■ Data records
START
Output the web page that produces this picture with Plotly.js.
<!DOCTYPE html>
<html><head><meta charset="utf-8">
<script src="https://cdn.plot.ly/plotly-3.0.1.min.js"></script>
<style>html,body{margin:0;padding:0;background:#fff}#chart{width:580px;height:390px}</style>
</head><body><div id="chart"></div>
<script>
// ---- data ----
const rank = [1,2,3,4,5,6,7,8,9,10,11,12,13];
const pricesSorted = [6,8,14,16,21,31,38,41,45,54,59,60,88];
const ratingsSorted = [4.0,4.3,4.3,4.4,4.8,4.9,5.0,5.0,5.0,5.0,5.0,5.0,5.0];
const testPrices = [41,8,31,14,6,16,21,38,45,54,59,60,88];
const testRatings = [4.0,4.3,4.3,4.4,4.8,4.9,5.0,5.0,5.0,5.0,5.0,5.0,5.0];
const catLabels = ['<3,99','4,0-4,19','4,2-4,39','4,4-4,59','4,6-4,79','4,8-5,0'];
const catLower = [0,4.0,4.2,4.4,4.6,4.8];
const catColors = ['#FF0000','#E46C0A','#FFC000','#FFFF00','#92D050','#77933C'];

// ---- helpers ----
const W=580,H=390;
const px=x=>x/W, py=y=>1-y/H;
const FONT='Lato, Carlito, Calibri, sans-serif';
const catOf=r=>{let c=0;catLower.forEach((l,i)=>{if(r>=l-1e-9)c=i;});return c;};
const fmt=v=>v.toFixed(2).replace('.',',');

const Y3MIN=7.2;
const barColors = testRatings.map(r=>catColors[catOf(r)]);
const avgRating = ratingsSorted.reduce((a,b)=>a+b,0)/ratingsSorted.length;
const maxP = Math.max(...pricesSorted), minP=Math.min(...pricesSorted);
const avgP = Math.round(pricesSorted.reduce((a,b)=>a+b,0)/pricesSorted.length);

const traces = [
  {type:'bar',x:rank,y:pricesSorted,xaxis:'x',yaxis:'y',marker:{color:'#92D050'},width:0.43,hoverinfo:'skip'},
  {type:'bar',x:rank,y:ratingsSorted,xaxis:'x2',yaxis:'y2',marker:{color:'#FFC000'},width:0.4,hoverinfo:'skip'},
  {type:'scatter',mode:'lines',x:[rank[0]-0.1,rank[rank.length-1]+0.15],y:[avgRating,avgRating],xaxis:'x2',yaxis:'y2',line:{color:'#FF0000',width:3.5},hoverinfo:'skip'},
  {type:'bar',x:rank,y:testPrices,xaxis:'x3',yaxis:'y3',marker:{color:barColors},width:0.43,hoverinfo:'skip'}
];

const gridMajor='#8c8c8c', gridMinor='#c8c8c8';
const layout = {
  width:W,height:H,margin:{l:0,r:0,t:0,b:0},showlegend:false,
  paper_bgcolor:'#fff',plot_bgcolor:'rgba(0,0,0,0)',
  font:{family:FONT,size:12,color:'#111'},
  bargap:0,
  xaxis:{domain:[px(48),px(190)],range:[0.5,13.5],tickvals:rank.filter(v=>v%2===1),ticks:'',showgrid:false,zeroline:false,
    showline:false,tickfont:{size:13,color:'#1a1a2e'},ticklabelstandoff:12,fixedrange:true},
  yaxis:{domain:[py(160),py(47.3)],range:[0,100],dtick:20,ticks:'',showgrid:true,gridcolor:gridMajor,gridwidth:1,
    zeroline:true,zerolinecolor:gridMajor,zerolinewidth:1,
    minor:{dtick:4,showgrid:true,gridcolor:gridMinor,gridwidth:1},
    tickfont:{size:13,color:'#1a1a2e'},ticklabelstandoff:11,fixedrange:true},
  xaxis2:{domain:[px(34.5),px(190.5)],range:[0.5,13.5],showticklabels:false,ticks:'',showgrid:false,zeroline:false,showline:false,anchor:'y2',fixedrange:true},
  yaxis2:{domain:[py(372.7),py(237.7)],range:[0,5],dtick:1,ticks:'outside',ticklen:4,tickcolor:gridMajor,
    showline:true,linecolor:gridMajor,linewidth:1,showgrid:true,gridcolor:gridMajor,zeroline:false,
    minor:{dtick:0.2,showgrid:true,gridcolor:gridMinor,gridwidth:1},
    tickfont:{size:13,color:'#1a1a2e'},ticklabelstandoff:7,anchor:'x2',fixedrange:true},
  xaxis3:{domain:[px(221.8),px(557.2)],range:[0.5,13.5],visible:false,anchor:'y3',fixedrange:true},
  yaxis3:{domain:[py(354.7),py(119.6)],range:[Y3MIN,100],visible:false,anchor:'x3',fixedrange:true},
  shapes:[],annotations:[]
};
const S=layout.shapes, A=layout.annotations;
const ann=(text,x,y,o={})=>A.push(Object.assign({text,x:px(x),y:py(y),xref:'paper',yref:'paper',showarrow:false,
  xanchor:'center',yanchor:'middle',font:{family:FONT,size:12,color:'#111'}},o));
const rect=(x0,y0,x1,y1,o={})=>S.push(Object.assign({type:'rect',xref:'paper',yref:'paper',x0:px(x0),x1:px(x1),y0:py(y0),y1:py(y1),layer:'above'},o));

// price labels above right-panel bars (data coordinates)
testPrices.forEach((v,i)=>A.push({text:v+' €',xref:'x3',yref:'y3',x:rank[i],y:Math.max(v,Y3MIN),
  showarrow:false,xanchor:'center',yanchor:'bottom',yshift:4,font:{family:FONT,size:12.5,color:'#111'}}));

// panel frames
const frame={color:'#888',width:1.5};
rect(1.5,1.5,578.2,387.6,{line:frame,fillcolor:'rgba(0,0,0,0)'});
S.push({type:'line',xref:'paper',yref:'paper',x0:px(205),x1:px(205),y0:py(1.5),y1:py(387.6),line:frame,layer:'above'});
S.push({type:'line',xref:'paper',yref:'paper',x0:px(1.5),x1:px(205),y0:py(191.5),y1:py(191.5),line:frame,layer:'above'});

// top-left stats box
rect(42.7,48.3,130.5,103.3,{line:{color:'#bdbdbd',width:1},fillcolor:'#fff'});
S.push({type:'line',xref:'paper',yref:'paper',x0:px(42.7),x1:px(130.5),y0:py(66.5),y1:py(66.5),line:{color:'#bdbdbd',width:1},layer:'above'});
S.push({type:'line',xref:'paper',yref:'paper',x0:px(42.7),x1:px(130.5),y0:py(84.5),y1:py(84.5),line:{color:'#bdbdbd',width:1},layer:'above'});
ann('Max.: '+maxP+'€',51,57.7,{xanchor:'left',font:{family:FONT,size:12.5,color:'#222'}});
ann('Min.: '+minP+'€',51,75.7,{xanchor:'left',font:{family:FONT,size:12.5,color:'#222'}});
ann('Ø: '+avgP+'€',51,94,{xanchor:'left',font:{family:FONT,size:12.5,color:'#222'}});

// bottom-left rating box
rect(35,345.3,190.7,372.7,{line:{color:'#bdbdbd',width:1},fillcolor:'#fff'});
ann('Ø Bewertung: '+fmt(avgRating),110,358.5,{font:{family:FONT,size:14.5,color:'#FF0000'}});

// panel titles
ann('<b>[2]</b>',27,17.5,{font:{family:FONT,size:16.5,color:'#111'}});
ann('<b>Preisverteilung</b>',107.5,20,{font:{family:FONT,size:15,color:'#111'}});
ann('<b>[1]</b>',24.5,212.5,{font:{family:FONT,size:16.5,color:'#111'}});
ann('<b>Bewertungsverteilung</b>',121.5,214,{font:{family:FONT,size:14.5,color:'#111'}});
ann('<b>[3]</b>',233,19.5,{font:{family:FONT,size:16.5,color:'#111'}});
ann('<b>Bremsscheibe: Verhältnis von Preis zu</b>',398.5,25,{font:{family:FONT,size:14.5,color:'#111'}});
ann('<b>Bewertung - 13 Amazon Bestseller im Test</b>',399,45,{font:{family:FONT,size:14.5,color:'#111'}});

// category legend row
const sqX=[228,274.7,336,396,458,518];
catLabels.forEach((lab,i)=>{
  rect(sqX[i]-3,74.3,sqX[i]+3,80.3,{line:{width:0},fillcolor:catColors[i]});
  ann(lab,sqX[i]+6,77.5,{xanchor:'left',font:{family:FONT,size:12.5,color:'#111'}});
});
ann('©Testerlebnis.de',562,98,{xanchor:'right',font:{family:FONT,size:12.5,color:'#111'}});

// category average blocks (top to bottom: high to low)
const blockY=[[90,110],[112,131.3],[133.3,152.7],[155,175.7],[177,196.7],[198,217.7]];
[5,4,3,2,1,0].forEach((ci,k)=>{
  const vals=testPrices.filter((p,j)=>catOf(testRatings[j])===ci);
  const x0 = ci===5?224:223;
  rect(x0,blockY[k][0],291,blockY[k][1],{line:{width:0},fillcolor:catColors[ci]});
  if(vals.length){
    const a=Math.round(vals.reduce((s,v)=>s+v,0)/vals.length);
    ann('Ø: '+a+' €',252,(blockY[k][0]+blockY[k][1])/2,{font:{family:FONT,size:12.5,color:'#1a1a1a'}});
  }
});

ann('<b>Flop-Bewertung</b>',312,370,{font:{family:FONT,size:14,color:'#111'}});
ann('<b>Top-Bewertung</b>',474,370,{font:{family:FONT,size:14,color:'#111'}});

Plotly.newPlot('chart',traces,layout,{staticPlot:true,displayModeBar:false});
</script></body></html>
END
START
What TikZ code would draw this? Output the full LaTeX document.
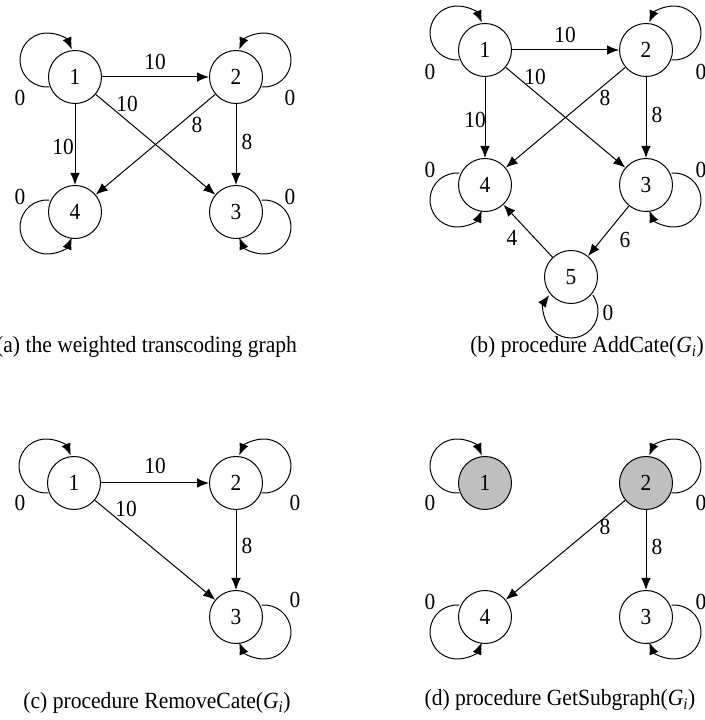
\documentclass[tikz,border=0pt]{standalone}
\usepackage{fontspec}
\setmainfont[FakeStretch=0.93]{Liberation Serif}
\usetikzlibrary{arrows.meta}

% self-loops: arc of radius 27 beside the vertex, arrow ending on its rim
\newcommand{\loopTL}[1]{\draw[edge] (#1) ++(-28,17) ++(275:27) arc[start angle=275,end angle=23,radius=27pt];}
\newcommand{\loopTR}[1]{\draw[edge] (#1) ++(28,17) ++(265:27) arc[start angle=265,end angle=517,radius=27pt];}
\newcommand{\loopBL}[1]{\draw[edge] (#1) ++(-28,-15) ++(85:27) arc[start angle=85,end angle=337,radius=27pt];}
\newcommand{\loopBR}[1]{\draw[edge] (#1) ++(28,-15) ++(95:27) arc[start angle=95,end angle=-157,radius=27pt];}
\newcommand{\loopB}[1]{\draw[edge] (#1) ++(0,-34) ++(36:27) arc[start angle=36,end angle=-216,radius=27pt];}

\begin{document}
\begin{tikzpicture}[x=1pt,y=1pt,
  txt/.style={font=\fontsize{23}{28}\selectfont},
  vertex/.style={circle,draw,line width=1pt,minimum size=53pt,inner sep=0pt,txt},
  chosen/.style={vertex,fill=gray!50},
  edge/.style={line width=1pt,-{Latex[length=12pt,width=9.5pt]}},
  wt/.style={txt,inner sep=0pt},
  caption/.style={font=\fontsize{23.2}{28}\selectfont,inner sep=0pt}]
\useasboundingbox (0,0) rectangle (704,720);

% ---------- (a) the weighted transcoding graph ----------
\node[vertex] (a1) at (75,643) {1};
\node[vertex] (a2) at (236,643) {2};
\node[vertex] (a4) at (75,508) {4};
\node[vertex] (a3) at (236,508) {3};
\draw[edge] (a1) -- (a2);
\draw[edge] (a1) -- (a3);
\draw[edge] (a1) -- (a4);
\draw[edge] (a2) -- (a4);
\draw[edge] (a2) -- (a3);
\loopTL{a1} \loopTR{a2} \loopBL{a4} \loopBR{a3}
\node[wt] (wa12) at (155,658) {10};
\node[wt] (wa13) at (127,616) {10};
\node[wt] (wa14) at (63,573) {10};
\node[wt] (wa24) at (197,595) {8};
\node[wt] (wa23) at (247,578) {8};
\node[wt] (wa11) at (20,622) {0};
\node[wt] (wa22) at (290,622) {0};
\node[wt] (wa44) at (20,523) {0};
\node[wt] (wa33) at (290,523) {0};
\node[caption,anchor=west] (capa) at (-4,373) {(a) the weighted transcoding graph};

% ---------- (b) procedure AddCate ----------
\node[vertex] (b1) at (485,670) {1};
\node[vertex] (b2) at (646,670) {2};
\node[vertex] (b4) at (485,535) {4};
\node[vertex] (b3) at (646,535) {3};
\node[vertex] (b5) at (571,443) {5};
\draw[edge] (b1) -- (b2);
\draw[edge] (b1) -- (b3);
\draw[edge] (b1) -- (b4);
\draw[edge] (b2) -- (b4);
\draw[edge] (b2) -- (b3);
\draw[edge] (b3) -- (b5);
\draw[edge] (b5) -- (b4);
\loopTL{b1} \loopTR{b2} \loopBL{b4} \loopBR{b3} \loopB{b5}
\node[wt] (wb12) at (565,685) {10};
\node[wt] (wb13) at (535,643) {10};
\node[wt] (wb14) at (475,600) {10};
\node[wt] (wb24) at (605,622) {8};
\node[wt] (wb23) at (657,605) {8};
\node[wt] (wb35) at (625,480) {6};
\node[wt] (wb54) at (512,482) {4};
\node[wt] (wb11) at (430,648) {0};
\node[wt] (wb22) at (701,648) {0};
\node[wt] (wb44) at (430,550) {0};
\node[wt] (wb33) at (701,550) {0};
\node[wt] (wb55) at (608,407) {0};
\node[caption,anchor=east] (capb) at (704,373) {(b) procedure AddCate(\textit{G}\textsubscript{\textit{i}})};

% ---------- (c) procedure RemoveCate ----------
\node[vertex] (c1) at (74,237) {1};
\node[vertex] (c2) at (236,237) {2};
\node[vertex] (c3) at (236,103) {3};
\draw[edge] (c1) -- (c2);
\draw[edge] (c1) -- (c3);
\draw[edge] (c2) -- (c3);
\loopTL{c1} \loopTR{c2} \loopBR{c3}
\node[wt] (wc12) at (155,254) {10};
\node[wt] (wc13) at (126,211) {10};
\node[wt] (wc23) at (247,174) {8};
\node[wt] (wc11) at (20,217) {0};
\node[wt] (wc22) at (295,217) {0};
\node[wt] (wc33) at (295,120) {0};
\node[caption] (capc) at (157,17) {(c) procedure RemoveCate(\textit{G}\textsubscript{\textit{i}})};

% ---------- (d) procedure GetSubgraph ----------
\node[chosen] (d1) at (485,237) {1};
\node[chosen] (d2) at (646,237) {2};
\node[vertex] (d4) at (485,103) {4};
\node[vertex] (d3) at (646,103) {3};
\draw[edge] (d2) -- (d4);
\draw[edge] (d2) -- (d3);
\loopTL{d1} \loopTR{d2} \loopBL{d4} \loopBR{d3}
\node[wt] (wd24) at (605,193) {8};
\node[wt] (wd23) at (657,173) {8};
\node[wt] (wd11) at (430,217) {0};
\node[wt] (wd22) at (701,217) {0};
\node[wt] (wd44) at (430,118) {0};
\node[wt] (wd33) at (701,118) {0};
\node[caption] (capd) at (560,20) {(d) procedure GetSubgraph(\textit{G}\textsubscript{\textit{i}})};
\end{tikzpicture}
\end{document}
END
START
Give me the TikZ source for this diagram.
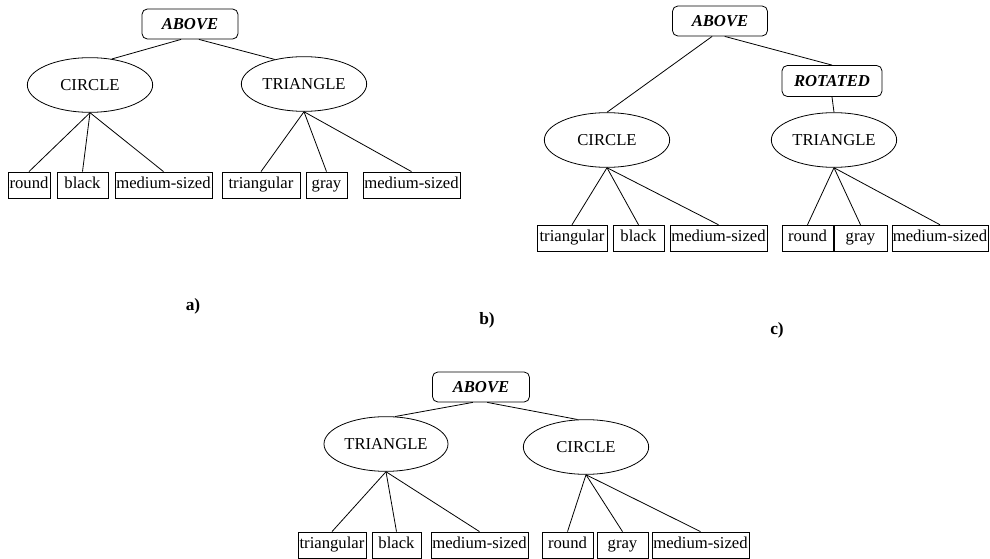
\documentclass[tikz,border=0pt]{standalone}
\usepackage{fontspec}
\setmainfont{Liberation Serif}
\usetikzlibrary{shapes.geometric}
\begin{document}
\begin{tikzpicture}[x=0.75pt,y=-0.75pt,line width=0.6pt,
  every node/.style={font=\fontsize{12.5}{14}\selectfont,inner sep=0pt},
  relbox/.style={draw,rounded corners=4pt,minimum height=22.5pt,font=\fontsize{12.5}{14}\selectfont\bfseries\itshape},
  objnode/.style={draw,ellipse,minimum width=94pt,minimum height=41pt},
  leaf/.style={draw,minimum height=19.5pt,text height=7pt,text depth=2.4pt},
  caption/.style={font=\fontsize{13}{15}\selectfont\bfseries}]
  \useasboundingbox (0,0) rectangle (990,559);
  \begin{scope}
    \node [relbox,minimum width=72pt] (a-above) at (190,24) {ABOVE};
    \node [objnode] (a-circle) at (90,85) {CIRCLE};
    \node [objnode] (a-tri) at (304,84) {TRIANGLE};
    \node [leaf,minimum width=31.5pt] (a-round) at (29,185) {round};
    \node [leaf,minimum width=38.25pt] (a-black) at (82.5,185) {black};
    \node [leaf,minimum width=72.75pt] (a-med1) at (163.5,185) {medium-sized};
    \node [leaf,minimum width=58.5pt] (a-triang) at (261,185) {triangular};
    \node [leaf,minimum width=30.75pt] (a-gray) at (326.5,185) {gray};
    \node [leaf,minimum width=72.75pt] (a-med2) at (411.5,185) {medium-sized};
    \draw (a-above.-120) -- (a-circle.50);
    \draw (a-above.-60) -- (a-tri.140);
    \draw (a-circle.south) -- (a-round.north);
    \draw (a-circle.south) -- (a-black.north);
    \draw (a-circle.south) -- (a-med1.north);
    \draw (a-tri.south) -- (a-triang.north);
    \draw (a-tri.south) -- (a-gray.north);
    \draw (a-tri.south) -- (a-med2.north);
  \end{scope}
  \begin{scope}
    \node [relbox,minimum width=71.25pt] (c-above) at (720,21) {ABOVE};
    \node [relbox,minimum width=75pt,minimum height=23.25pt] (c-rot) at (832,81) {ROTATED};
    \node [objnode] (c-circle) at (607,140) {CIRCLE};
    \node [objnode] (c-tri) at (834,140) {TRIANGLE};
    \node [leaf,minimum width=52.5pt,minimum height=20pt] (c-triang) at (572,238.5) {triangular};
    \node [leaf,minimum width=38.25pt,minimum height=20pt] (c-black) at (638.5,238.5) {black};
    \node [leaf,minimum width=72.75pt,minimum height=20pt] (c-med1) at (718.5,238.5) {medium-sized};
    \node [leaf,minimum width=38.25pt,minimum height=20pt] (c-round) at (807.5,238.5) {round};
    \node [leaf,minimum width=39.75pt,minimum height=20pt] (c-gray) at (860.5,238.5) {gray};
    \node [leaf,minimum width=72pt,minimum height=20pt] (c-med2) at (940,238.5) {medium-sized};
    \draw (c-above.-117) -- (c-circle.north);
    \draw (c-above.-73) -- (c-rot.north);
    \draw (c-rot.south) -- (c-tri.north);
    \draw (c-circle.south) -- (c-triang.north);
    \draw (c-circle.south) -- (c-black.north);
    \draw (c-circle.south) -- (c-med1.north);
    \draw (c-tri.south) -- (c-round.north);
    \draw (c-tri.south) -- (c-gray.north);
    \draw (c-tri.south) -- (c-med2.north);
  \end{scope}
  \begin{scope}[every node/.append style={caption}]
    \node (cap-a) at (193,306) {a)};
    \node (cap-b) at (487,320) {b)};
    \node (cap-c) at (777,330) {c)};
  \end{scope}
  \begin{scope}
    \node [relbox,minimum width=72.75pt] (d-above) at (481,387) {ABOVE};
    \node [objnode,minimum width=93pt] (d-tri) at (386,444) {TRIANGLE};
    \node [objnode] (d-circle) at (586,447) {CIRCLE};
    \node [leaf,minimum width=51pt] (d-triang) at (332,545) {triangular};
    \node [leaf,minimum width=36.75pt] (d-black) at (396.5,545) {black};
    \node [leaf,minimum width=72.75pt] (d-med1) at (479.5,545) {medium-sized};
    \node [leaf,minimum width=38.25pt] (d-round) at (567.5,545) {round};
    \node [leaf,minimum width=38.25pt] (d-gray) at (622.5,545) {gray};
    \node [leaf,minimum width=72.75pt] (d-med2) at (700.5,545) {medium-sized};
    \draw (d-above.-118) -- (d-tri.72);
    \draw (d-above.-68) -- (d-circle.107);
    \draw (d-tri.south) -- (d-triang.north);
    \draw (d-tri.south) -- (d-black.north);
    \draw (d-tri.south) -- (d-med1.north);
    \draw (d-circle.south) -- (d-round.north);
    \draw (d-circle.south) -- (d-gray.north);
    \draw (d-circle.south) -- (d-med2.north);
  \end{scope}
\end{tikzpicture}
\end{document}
END
■ Written request
In the listing above, find the line with "What TikZ code" and the line with "(#1) ++(0,-34) ++(36:27)". Set down exactly those lines and everything between them, skipping pictures.

■ Solution to the exercise
What TikZ code would draw this? Output the full LaTeX document.
\documentclass[tikz,border=0pt]{standalone}
\usepackage{fontspec}
\setmainfont[FakeStretch=0.93]{Liberation Serif}
\usetikzlibrary{arrows.meta}

% self-loops: arc of radius 27 beside the vertex, arrow ending on its rim
\newcommand{\loopTL}[1]{\draw[edge] (#1) ++(-28,17) ++(275:27) arc[start angle=275,end angle=23,radius=27pt];}
\newcommand{\loopTR}[1]{\draw[edge] (#1) ++(28,17) ++(265:27) arc[start angle=265,end angle=517,radius=27pt];}
\newcommand{\loopBL}[1]{\draw[edge] (#1) ++(-28,-15) ++(85:27) arc[start angle=85,end angle=337,radius=27pt];}
\newcommand{\loopBR}[1]{\draw[edge] (#1) ++(28,-15) ++(95:27) arc[start angle=95,end angle=-157,radius=27pt];}
\newcommand{\loopB}[1]{\draw[edge] (#1) ++(0,-34) ++(36:27) arc[start angle=36,end angle=-216,radius=27pt];}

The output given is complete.